A representação aponta, por fim, que a restrição a conteúdos pedagógicos sobre gênero e sexualidade viola direitos assegurados pelo Estatuto da Criança e do Adolescente (ECA) e pela Constituição Federal, podendo expor crianças e adolescentes à desinformação, ao preconceito e à discriminação. A lei cria duas categorias de estudantes, violando o direito à igualdade e o princípio da não discriminação com base em orientação sexual e identidade de gênero, conforme entendimento consolidado pelo STF.

Medida cautelar

Por visualizar possíveis danos irreparáveis à educação pública, à liberdade de cátedra, à gestão democrática do ensino e aos direitos fundamentais de crianças e adolescentes, o Ministério Público de Contas pede a suspensão imediata da aplicação da lei, por meio de medida cautelar. O objetivo é negar a aplicação da Lei 12.479/2025 até o julgamento final da representação.

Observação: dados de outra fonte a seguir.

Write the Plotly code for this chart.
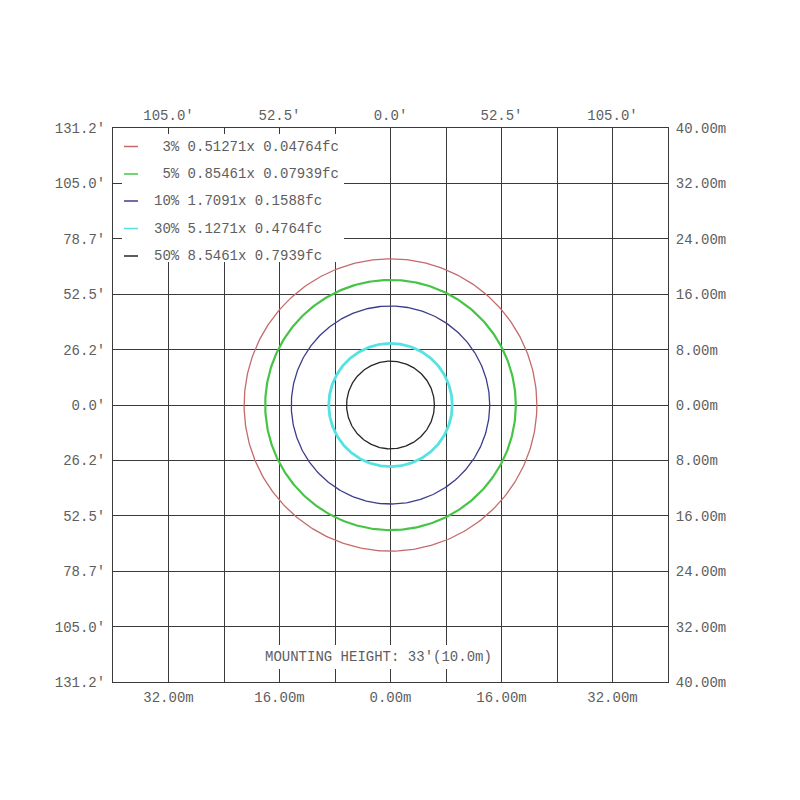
import numpy as np
import plotly.graph_objects as go

# ---- data ----
levels = ["3%", "5%", "10%", "30%", "50%"]
lux = ["0.51271x", "0.85461x", "1.7091x", "5.1271x", "8.5461x"]
fc = ["0.04764fc", "0.07939fc", "0.1588fc", "0.4764fc", "0.7939fc"]
radius_m = [21.1, 18.06, 14.3, 8.9, 6.33]
colors = ["#c46a6a", "#46c446", "#3c3c8c", "#55e2e2", "#262626"]
widths = [1.3, 2.2, 1.3, 2.8, 1.3]

grid_m = [-40, -32, -24, -16, -8, 0, 8, 16, 24, 32, 40]
left_ft_labels = ["131.2'", "105.0'", "78.7'", "52.5'", "26.2'", "0.0'",
                  "26.2'", "52.5'", "78.7'", "105.0'", "131.2'"]
right_m_labels = ["40.00m", "32.00m", "24.00m", "16.00m", "8.00m", "0.00m",
                  "8.00m", "16.00m", "24.00m", "32.00m", "40.00m"]
top_ft_labels = ["", "105.0'", "", "52.5'", "", "0.0'", "", "52.5'", "", "105.0'", ""]
bottom_m_labels = ["", "32.00m", "", "16.00m", "", "0.00m", "", "16.00m", "", "32.00m", ""]
mounting_text = "MOUNTING HEIGHT: 33'(10.0m)"

FONT = "Liberation Mono, Courier New, monospace"
TXT = "#5e5e5e"
GRID = "#3a3a3a"

# page offset (body margin) and plot area in page pixels
OFF = 8
L, R, T, B = 113, 668, 128, 682
W, H = 800 - OFF, 800 - OFF


def px(xp):
    return (xp - L) / (R - L)


def py(yp):
    return (B - yp) / (B - T)


fig = go.Figure()
theta = np.linspace(0, 2 * np.pi, 361)
for r, c, w, lv in zip(radius_m, colors, widths, levels):
    fig.add_trace(go.Scatter(x=r * np.cos(theta), y=r * np.sin(theta), mode="lines",
                             line=dict(color=c, width=w), name=lv, showlegend=False,
                             hoverinfo="skip"))
# invisible trace for secondary axes
fig.add_trace(go.Scatter(x=[0], y=[0], xaxis="x2", yaxis="y2", mode="markers",
                         marker=dict(opacity=0), showlegend=False, hoverinfo="skip"))

axis_common = dict(range=[-40, 40], tickvals=grid_m, showline=True, linecolor=GRID,
                   linewidth=1, zeroline=False, ticks="",
                   tickfont=dict(family=FONT, size=14, color=TXT), fixedrange=True)

fig.update_layout(
    width=W, height=H, paper_bgcolor="white", plot_bgcolor="white",
    margin=dict(l=L - OFF, r=W - (R - OFF), t=T - OFF, b=H - (B - OFF)),
    xaxis=dict(**axis_common, ticktext=bottom_m_labels, showgrid=True, gridcolor=GRID,
               gridwidth=1, mirror=False, ticklabelstandoff=2),
    yaxis=dict(**axis_common, ticktext=left_ft_labels, showgrid=True, gridcolor=GRID,
               gridwidth=1, mirror=False, ticklabelstandoff=4),
    xaxis2=dict(**axis_common, ticktext=top_ft_labels, overlaying="x", side="top",
                showgrid=False, anchor="y", ticklabelstandoff=1),
    yaxis2=dict(**axis_common, ticktext=right_m_labels, overlaying="y", side="right",
                showgrid=False, anchor="x", ticklabelstandoff=4),
    showlegend=False,
)

shapes = []
# white box behind legend
shapes.append(dict(type="rect", xref="paper", yref="paper", x0=px(122), x1=px(344),
                   y0=py(262), y1=py(134), fillcolor="white", line=dict(width=0),
                   layer="above"))
# white box behind mounting text
shapes.append(dict(type="rect", xref="paper", yref="paper", x0=px(258), x1=px(497),
                   y0=py(669), y1=py(645), fillcolor="white", line=dict(width=0),
                   layer="above"))

annotations = []
row_y = [146.5, 174, 201, 228.5, 256]
for i, (lv, lx, f, c) in enumerate(zip(levels, lux, fc, colors)):
    shapes.append(dict(type="line", xref="paper", yref="paper", x0=px(124), x1=px(138),
                       y0=py(row_y[i]), y1=py(row_y[i]), line=dict(color=c, width=1.5),
                       layer="above"))
    label = f"{lv:>3} {lx} {f}".replace(" ", "\u00a0")
    annotations.append(dict(xref="paper", yref="paper", x=px(152), y=py(row_y[i]),
                            xanchor="left", yanchor="middle", text=label, showarrow=False,
                            font=dict(family=FONT, size=14, color=TXT)))

annotations.append(dict(xref="paper", yref="paper", x=px(378), y=py(657),
                        xanchor="center", yanchor="middle", text=mounting_text,
                        showarrow=False, font=dict(family=FONT, size=14, color=TXT)))

fig.update_layout(shapes=shapes, annotations=annotations)
fig.write_html("out.html")
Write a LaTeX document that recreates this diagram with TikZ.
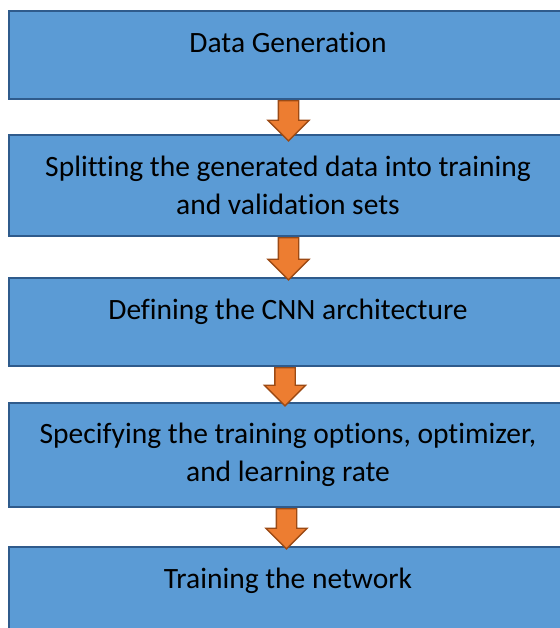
\documentclass[tikz,border=0pt]{standalone}
\usepackage{fontspec}
\setmainfont{Carlito}[Ligatures=NoCommon]
\usetikzlibrary{shapes.arrows,calc}
\definecolor{boxblue}{HTML}{5B9BD5}
\definecolor{boxline}{HTML}{2F5B8C}
\definecolor{arroworange}{HTML}{ED7D31}
\definecolor{arrowline}{HTML}{9C4A14}

\begin{document}
\begin{tikzpicture}[x=1pt, y=1pt,
    box/.style = {draw=boxline, line width=2.4pt, fill=boxblue, minimum width=558pt, align=center, inner sep=0pt, font=\fontsize{29.5}{38}\selectfont},
    oneline/.style = {text height=21pt, text depth=25pt},
    down/.style = {single arrow, draw=arrowline, line width=1.3pt, fill=arroworange, shape border rotate=270, single arrow head extend=10.5pt, single arrow tip angle=90, inner sep=9.5pt, anchor=tail}]
    \useasboundingbox (0,0) rectangle (559,628);

    % Koraki postopka
    \node[box, oneline, minimum height=88pt] (gen) at (288,573) {Data Generation};
    \node[box, minimum height=101pt] (split) at (288,442.5) {Splitting the generated data into training\\and validation sets};
    \node[box, oneline, minimum height=88pt] (cnn) at (288,306) {Defining the CNN architecture};
    \node[box, minimum height=104pt] (opts) at (288,173) {Specifying the training options, optimizer,\\and learning rate};
    \node[box, oneline, minimum height=88pt] (train) at (288,37) {Training the network};

    % Puščice med koraki
    \node[down, minimum height=40pt] (a1) at ($(gen.south)+(0.5,0)$) {};
    \node[down, minimum height=42pt] (a2) at ($(split.south)+(0.5,0)$) {};
    \node[down, minimum height=38pt] (a3) at ($(cnn.south)+(-3,0)$) {};
    \node[down, minimum height=40pt] (a4) at ($(opts.south)+(-1.5,0)$) {};

\end{tikzpicture}
\end{document}
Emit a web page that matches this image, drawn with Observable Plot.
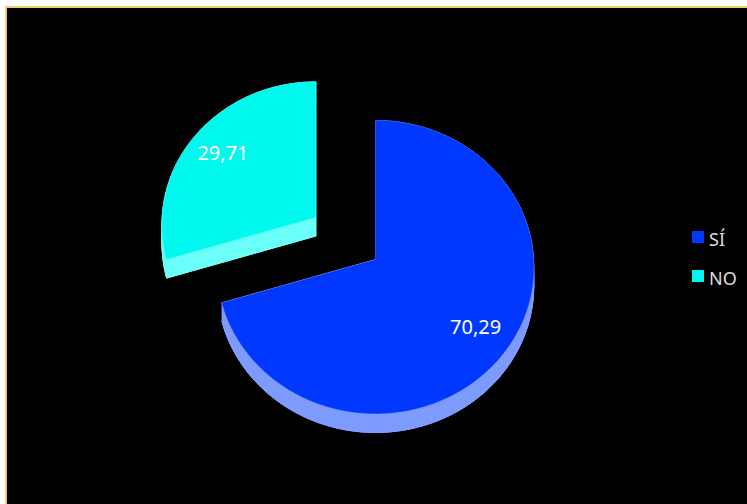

A urgência se justifica pela proximidade do prazo para regulamentação das sanções, de 90 dias a partir da publicação da norma, e pela interferência da lei nas políticas públicas de ensino já vigentes.

Assim, a medida visa também proteger os recursos públicos, buscando evitar a geração de despesas públicas desnecessárias e ineficientes, prejuízo à qualidade da educação e ao desenvolvimento de crianças e adolescentes, insegurança jurídica e desorganização do sistema educacional. Por isso, o pedido cautelar inclui também determinação para que os Poderes Executivos estaduais e municipais se abstenham de praticar quaisquer atos com base na da Lei Estadual 12.479/2025, bem como de regulamentá-la.

No mérito, o MPC-ES pede que a representação seja julgada procedente para que o Tribunal de Contas, no exercício do controle incidental de constitucionalidade, negue a aplicabilidade de todos os dispositivos da Lei Estadual 12.479/2025.